Sustainable Investment Awards 2024

ESG assessment tool of the year, risk and reporting: TPI's Net Zero Banking Assessment

The Transition Pathway Initiative (TPI) Centre’s Net Zero Banking Assessment Framework won over the judges of the Sustainable Investment Awards for its potential to improve transparency in the often-opaque area of banking and its impacts on the climate.

The Net Zero Banking Assessment Framework was developed in consultation with the Institutional Investor Group on Climate Change (IIGCC) and Ceres to assess banks' preparedness for the low-carbon transition. It was published alongside the IIGCC’s Net Zero Standard for banks.

The TPI Centre framework includes what it calls an innovative target alignment matrix for banks that combines financed emissions and a scientifically robust implementation of the sectoral decarbonisation approach (SDA). This analysis allows users to understand the ambition of banks’ sectoral decarbonisation targets by comparing them against low-carbon benchmarks. Users can also conduct peer comparisons between the targets of different major banks.

In addition, the framework assesses banks across 10 areas, including climate governance, policy engagement, and the integration of Just Transition principles. These indicators reflect a comprehensive and future-proof set of indicators focusing on the conditions the bank has created internally to support the delivery of its targets. All data and underlying documentation are available open-source on the TPI Centre’s website. The analysis will be updated and expanded in Q3 2024.

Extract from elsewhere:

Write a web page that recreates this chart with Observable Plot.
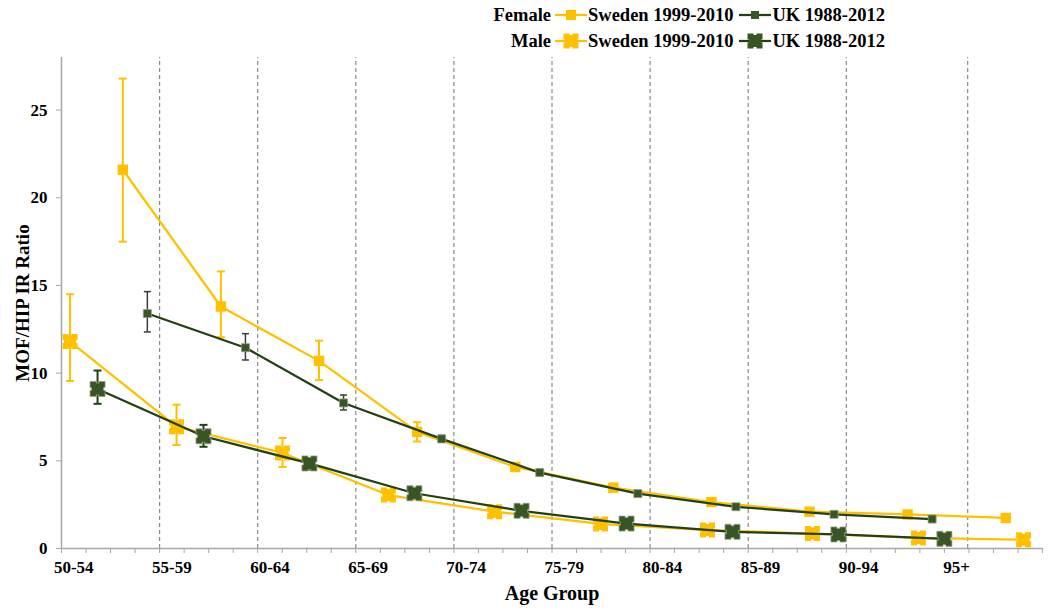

The Framework enables users to benchmark banks against a comprehensive set of indicators covering the full range of bank activities, highlighting climate ‘leaders’ but also identifying banks that are not yet prepared for a low-carbon transition.

The framework can be used to support investor engagement with banks and strategic planning by banks themselves.

A Sustainable Investment Awards judge praised the tool, adding: “It is central to address the responsibility of the banks for supporting the transition. [It is an] often overlooked sector with poor transparency and difficult to address as an investor … It is important to contribute to the transparency in the market.”